Work to be completed → Reproduce the listing below exactly, beginning with its first line and ending with the line that holds "height=0.92cm] at (393,761)"; pictures are not part of the copy.

Recorded data →
──────────────────────────────
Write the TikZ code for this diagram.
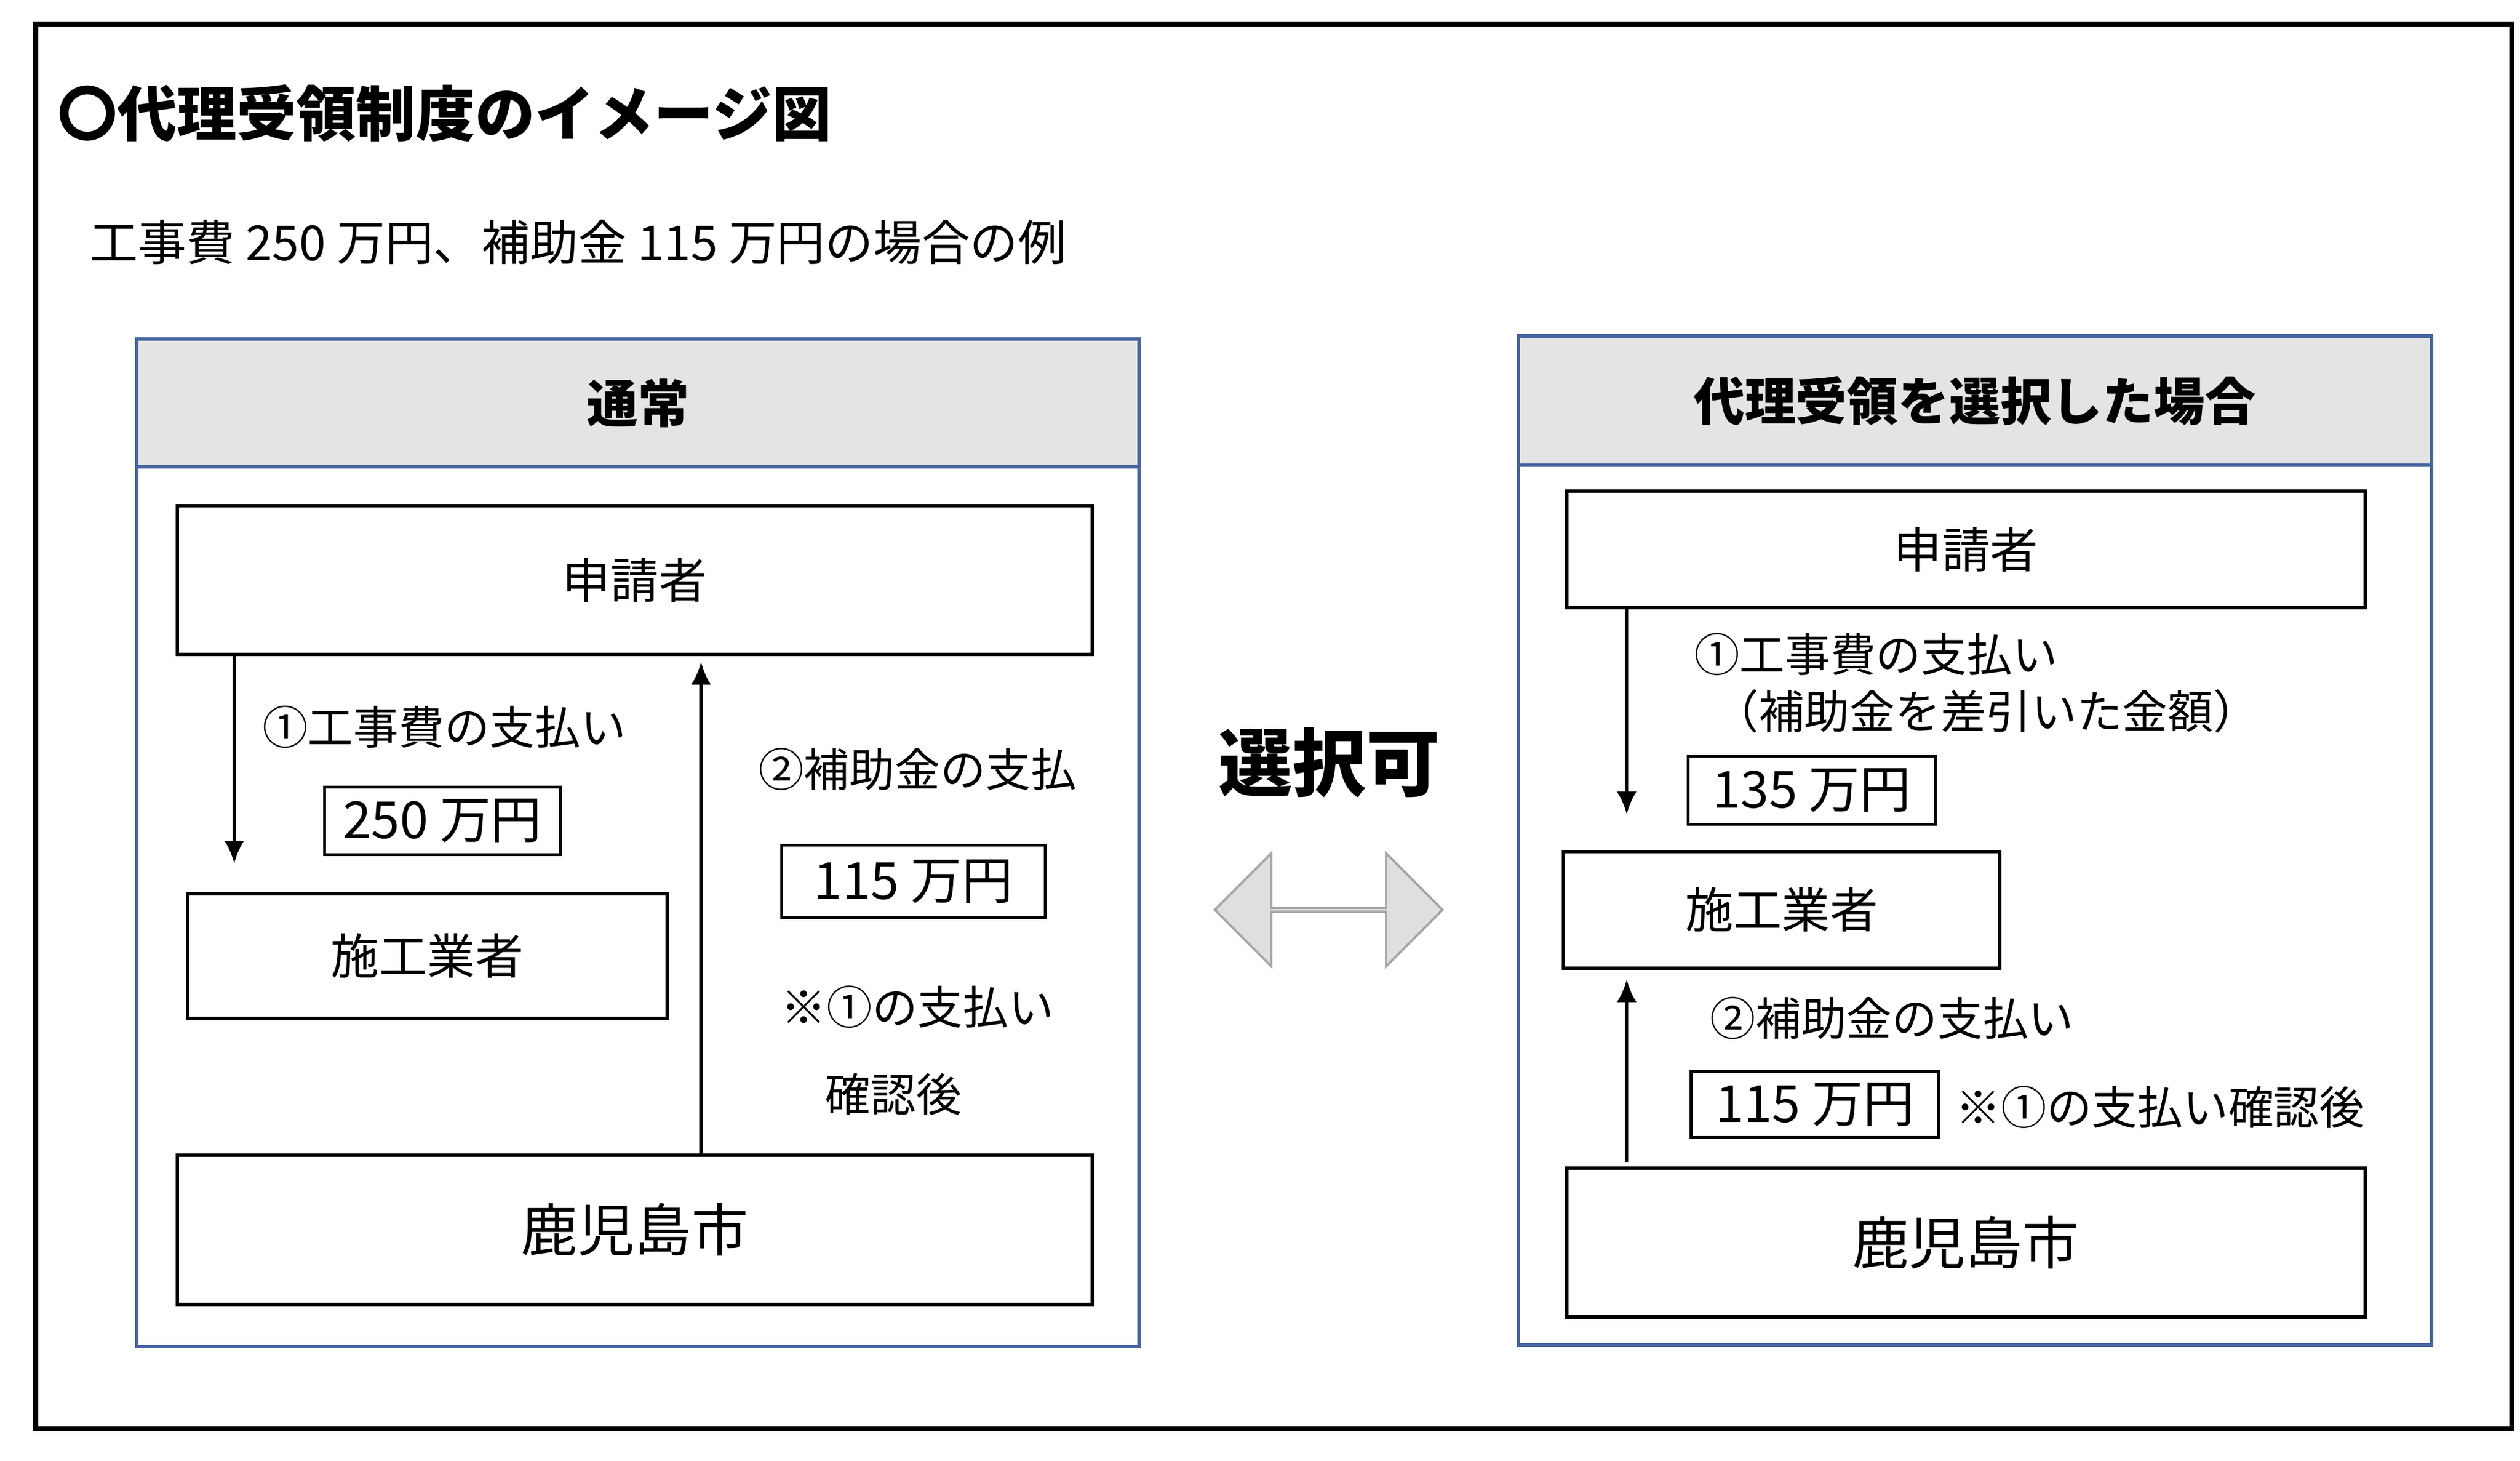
\documentclass[tikz,border=0pt]{standalone}
\usepackage{fontspec}
\setmainfont{Noto Sans CJK JP}
\usetikzlibrary{positioning, arrows.meta, shapes.arrows}
\definecolor{panelblue}{RGB}{70,100,160}
\definecolor{headgray}{RGB}{228,228,228}
\tikzset{
  txt/.style={font=\fontsize{8pt}{10pt}\selectfont, inner sep=0pt},
  box/.style={draw, line width=0.6pt, inner sep=0pt, font=\fontsize{8.5pt}{10pt}\selectfont},
  moneybox/.style={draw, line width=0.5pt, inner sep=0pt, font=\fontsize{9pt}{10pt}\selectfont},
  panel/.style={draw=panelblue, line width=0.6pt, inner sep=0pt},
  head/.style={draw=panelblue, fill=headgray, line width=0.6pt, inner sep=0pt, font=\bfseries\fontsize{9pt}{10pt}\selectfont},
  flow/.style={line width=0.6pt, -{Latex[length=4pt,width=3.5pt]}},
}
\begin{document}
\begin{tikzpicture}[x=0.01cm, y=-0.01cm]
\useasboundingbox (0,0) rectangle (1560,904);
\draw[line width=0.9pt] (22,15) rectangle (1555,884);

\node[anchor=west, font=\bfseries\fontsize{10.5pt}{12pt}\selectfont, inner sep=0pt] at (35,70) (title) {〇代理受領制度のイメージ図};
\node[anchor=west, font=\fontsize{8.5pt}{10pt}\selectfont, inner sep=0pt] at (55,150) (subtitle) {工事費 250 万円、補助金 115 万円の場合の例};

% left: normal
\node[panel, minimum width=6.2cm, minimum height=6.23cm] at (395,521.5) (panel1) {};
\node[head, minimum width=6.2cm, minimum height=0.79cm] at (395,249.5) (head1) {通常};
\node[box, minimum width=5.66cm, minimum height=0.92cm] at (393,359) (shin1) {申請者};
\node[box, minimum width=2.97cm, minimum height=0.77cm] at (264.5,591.5) (sekou1) {施工業者};
\node[box, font=\fontsize{10pt}{11pt}\selectfont, minimum width=5.66cm, minimum height=0.92cm] at (393,761) (city1) {鹿児島市};

\coordinate (a1) at (145,0);
\coordinate (a2) at (434,0);
\draw[flow] (shin1.south -| a1) -- ([yshift=5pt]sekou1.north -| a1);
\draw[flow] (city1.north -| a2) -- ([yshift=-1pt]shin1.south -| a2);

\node[txt] at (275,450) (pay1) {①工事費の支払い};
\node[moneybox, minimum width=1.46cm, minimum height=0.42cm] at (274,508) (m250) {250 万円};
\node[txt] at (568,476) (sub1) {②補助金の支払};
\node[moneybox, minimum width=1.63cm, minimum height=0.45cm] at (565.5,545.5) (m115a) {115 万円};
\node[txt] at (568,623) (note1) {※①の支払い};
\node[txt] at (553,677) (note1b) {確認後};

% middle
\node[font=\bfseries\fontsize{13pt}{14pt}\selectfont, inner sep=0pt] at (823,472) (choice) {選択可};
\node[double arrow, draw=gray!70, fill=gray!25, line width=0.4pt, minimum width=0.7cm, double arrow head extend=0.2cm, minimum height=1.41cm, inner sep=0pt] at (822.5,563) (swap) {};

% right: proxy receipt
\node[panel, minimum width=5.65cm, minimum height=6.24cm] at (1222.5,520) (panel2) {};
\node[head, minimum width=5.65cm, minimum height=0.8cm] at (1222.5,248) (head2) {代理受領を選択した場合};
\node[box, minimum width=4.94cm, minimum height=0.72cm] at (1217,340) (shin2) {申請者};
\node[box, minimum width=2.7cm, minimum height=0.72cm] at (1103,563) (sekou2) {施工業者};
\node[box, font=\fontsize{10pt}{11pt}\selectfont, minimum width=4.94cm, minimum height=0.92cm] at (1217,769) (city2) {鹿児島市};

\coordinate (b1) at (1007,0);
\draw[flow] (shin2.south -| b1) -- ([yshift=0.22cm]sekou2.north -| b1);
\draw[flow] ([yshift=0.03cm]city2.north -| b1) -- ([yshift=-0.06cm]sekou2.south -| b1);

\node[txt, anchor=west] at (1048,405) (pay2) {①工事費の支払い};
\node[txt, anchor=west] at (1060,440) (pay2b) {（補助金を差引いた金額）};
\node[moneybox, minimum width=1.53cm, minimum height=0.42cm] at (1121.5,489) (m135) {135 万円};
\node[txt, anchor=west] at (1058,630) (sub2) {②補助金の支払い};
\node[moneybox, minimum width=1.53cm, minimum height=0.41cm] at (1123.5,683.5) (m115b) {115 万円};
\node[txt, anchor=west] at (1210,685) (note2) {※①の支払い確認後};
\end{tikzpicture}
\end{document}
──────────────────────────────
Result of this task →
Write the TikZ code for this diagram.
\documentclass[tikz,border=0pt]{standalone}
\usepackage{fontspec}
\setmainfont{Noto Sans CJK JP}
\usetikzlibrary{positioning, arrows.meta, shapes.arrows}
\definecolor{panelblue}{RGB}{70,100,160}
\definecolor{headgray}{RGB}{228,228,228}
\tikzset{
  txt/.style={font=\fontsize{8pt}{10pt}\selectfont, inner sep=0pt},
  box/.style={draw, line width=0.6pt, inner sep=0pt, font=\fontsize{8.5pt}{10pt}\selectfont},
  moneybox/.style={draw, line width=0.5pt, inner sep=0pt, font=\fontsize{9pt}{10pt}\selectfont},
  panel/.style={draw=panelblue, line width=0.6pt, inner sep=0pt},
  head/.style={draw=panelblue, fill=headgray, line width=0.6pt, inner sep=0pt, font=\bfseries\fontsize{9pt}{10pt}\selectfont},
  flow/.style={line width=0.6pt, -{Latex[length=4pt,width=3.5pt]}},
}
\begin{document}
\begin{tikzpicture}[x=0.01cm, y=-0.01cm]
\useasboundingbox (0,0) rectangle (1560,904);
\draw[line width=0.9pt] (22,15) rectangle (1555,884);

\node[anchor=west, font=\bfseries\fontsize{10.5pt}{12pt}\selectfont, inner sep=0pt] at (35,70) (title) {〇代理受領制度のイメージ図};
\node[anchor=west, font=\fontsize{8.5pt}{10pt}\selectfont, inner sep=0pt] at (55,150) (subtitle) {工事費 250 万円、補助金 115 万円の場合の例};

% left: normal
\node[panel, minimum width=6.2cm, minimum height=6.23cm] at (395,521.5) (panel1) {};
\node[head, minimum width=6.2cm, minimum height=0.79cm] at (395,249.5) (head1) {通常};
\node[box, minimum width=5.66cm, minimum height=0.92cm] at (393,359) (shin1) {申請者};
\node[box, minimum width=2.97cm, minimum height=0.77cm] at (264.5,591.5) (sekou1) {施工業者};
\node[box, font=\fontsize{10pt}{11pt}\selectfont, minimum width=5.66cm, minimum height=0.92cm] at (393,761) (city1) {鹿児島市};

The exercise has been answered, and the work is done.